Despite the significant opportunity, some are yet to see the demand for multi-asset class coverage well catered for within the prime brokerage world. “We have found a truly integrated multi-asset class PB offering quite rare, especially among our panel of Tier-1 PBs,” says James Alexander, Chief Commercial Officer at 26 Degrees, the Australia-based FXPB,“we have heard lots of talk but we are yet to really see it.”

Instead, many of the Tier-1 brokers are going back to their core offerings, says Alexander.
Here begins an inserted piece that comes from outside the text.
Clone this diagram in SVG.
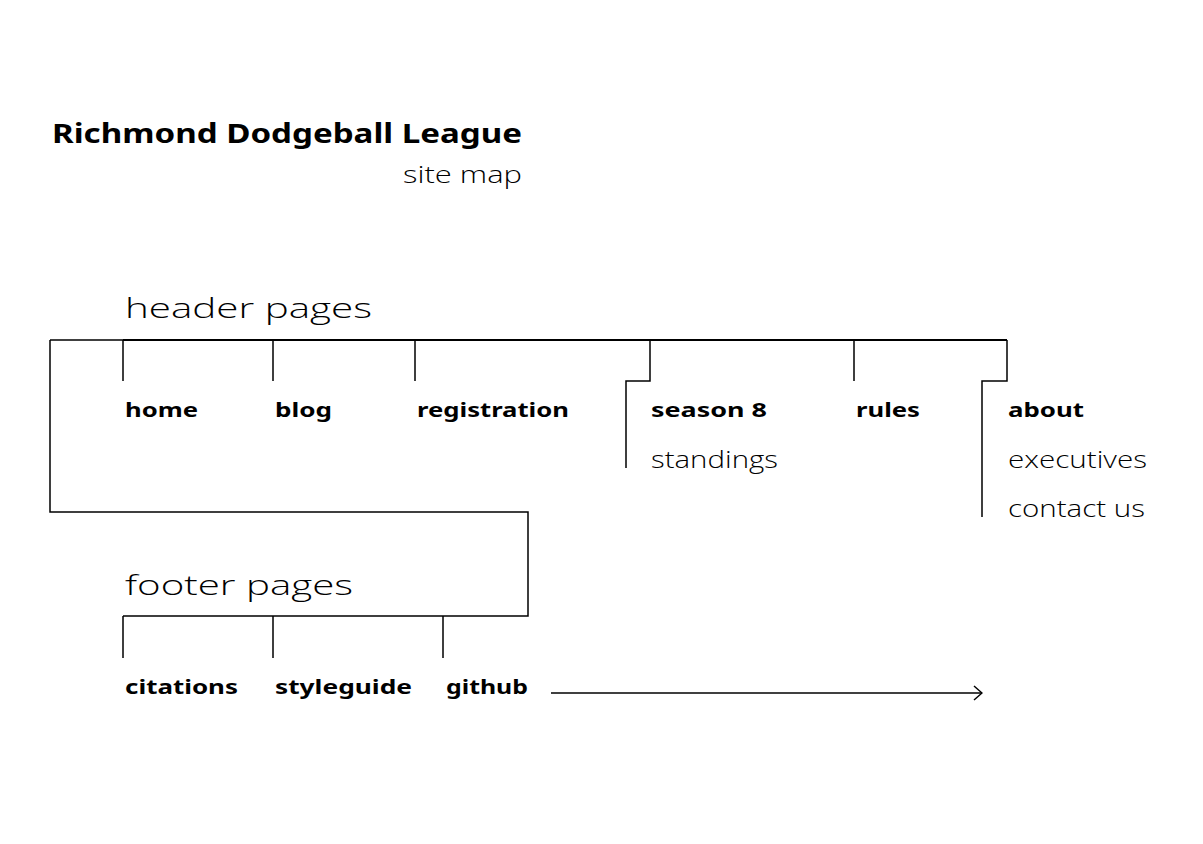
<svg xmlns="http://www.w3.org/2000/svg" width="1203" height="844" viewBox="0 0 1203 844">
<defs>
<style>
.b{font-family:"Noto Sans","DejaVu Sans",sans-serif;font-weight:700;font-size:19px;fill:#000;}
.l{font-family:"Open Sans","Noto Sans",sans-serif;font-weight:300;fill:#000;}
.ln{stroke:#000;stroke-width:1.5;fill:none;}
.thk{stroke:#000;stroke-width:2;fill:none;}
</style>
<marker id="ah" viewBox="0 0 10 16" refX="9" refY="8" markerWidth="10" markerHeight="16" markerUnits="userSpaceOnUse" orient="auto">
<path d="M1,1 L9,8 L1,15" fill="none" stroke="#000" stroke-width="1.5"/>
</marker>
</defs>
<rect width="1203" height="844" fill="#fff"/>
<g id="title">
<text x="52" y="143" class="b" style="font-size:27px" textLength="470" lengthAdjust="spacingAndGlyphs">Richmond Dodgeball League</text>
<text x="403" y="183" class="l" style="font-size:23px" textLength="119" lengthAdjust="spacingAndGlyphs">site map</text>
</g>
<g id="connectors">
<path class="ln" d="M50,340 H123"/>
<path class="thk" d="M123,340 H1007"/>
<path class="ln" d="M50,340 V512 H528 V616 H123"/>
<path class="ln" d="M123,340 V381 M273,340 V381 M415,340 V381 M854,340 V381"/>
<path class="ln" d="M650,340 V381 H626 V468"/>
<path class="ln" d="M1007,340 V381 H982 V517"/>
<path class="ln" d="M123,616 V658 M273,616 V658 M443,616 V658"/>
<path class="ln" d="M551,693 H982" marker-end="url(#ah)"/>
</g>
<g id="header-pages">
<text x="125" y="318" class="l" style="font-size:28px" textLength="247" lengthAdjust="spacingAndGlyphs">header pages</text>
</g>
<g id="home"><text x="125" y="417" class="b" textLength="73" lengthAdjust="spacingAndGlyphs">home</text></g>
<g id="blog"><text x="275" y="417" class="b" textLength="57" lengthAdjust="spacingAndGlyphs">blog</text></g>
<g id="registration"><text x="417" y="417" class="b" textLength="152" lengthAdjust="spacingAndGlyphs">registration</text></g>
<g id="season8">
<text x="651" y="417" class="b" textLength="116" lengthAdjust="spacingAndGlyphs">season 8</text>
<text x="651" y="468" class="l" style="font-size:23px" textLength="127" lengthAdjust="spacingAndGlyphs">standings</text>
</g>
<g id="rules"><text x="856" y="417" class="b" textLength="64" lengthAdjust="spacingAndGlyphs">rules</text></g>
<g id="about">
<text x="1008" y="417" class="b" textLength="76" lengthAdjust="spacingAndGlyphs">about</text>
<text x="1008" y="468" class="l" style="font-size:23px" textLength="139" lengthAdjust="spacingAndGlyphs">executives</text>
<text x="1008" y="517" class="l" style="font-size:23px" textLength="137" lengthAdjust="spacingAndGlyphs">contact us</text>
</g>
<g id="footer-pages">
<text x="125" y="595" class="l" style="font-size:28px" textLength="228" lengthAdjust="spacingAndGlyphs">footer pages</text>
</g>
<g id="citations"><text x="125" y="694" class="b" textLength="113" lengthAdjust="spacingAndGlyphs">citations</text></g>
<g id="styleguide"><text x="275" y="694" class="b" textLength="137" lengthAdjust="spacingAndGlyphs">styleguide</text></g>
<g id="github"><text x="446" y="694" class="b" textLength="82" lengthAdjust="spacingAndGlyphs">github</text></g>
</svg>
This is partly a strategic decision with T1 PBs becoming more selective about clients and some of it is technical, in that they are not willing or able to integrate the different systems and platforms that have historically been used for different asset classes.

“We are not seeing that consolidated multi-asset trading platform or pricing engine and it is surprising because the client demand is there,” says Alexander. “There are technology challenges. For the very large PBs, it is a risk to integrate a new asset class into their legacy infrastructure and, at the moment, the risk appetite is not there.”

However, the risk aversion among the tier 1s is a huge opportunity for prime of primes (PoPs), believes Alexander, “Especially those that are willing and able to provide best in class third-party infrastructure solutions that will enable the widespread use of APIs rather than relying on existing internal systems. This is where a prime of prime such as 26 Degrees can potentially add significant value to clients seeking that truly integrated, multi-asset solution.”

“Firms that are willing to engage third-party vendor solutions will find it easier to extend their asset class coverage more quickly,” says Alexander. “There has been a real dearth of technology advancement and resources in recent years which has hampered banks’ efforts to retool their legacy systems. Interestingly, a lot of fintechs have shed staff over the last year so that may enable the Tier-1’s to recruit more specialist technology resources, which also continues to be a key focus of our own talent acquisition plans.”

Another trend that continues to play out, says Alexander, is the demand from prime broker’s clients for greater use of APIs to streamline workflows, “This is especially important for those firms that need to aggregate a number of different PBs to achieve access to multiple asset classes. It is essential for the PBs of the future to offer a more efficient suite of APIs, not just for pricing and execution, but for risk management, credit management and numerous other operational processes. APIs done well can provide a client a singular view and ease of automated reconciliation, allowing them to streamline operational and risk-based workflows in real-time. Prime brokers that can support feature rich API solutions will grow and thrive, especially at a time when there are significant risks in relying on a single prime brokerage partner,” says Alexander.

“Firms that are willing to engage third-party vendor solutions will find it easier to extend their asset class coverage more quickly.”
James Alexander
Chief Commercial Officer

Increasing global access

The other area where PBs have focused is extending global access, particularly to markets like China where many of the T1 PBs have pushed heavily with their Equity Swap solutions. However, as Alexander notes, it remains to be seen what the appetite looks like among the tier 1 PBs to continue to support managers from this part of the world, Hong Kong in particular. With our headquarters in APAC, 26 Degrees remains committed to both providing access to Asian markets and supporting APAC based managers and broker dealers.

The recent changes in market conditions have strengthened the proposition of FXPBs, says Alexander, at least for those FXPBs that have shown a willingness to be more flexible. “It is a question of efficiency,” he says. “If an FXPB can be more accommodating and flexible in how they apply pricing and margining methodologies, they will serve their clients well. And the premium that clients are willing to pay for ancillary services is actually quite high right now. With the volatility in the FX market, there is the opportunity for greater profitability, especially for the FX participants that have partnered with the right FXPB,” states Alexander.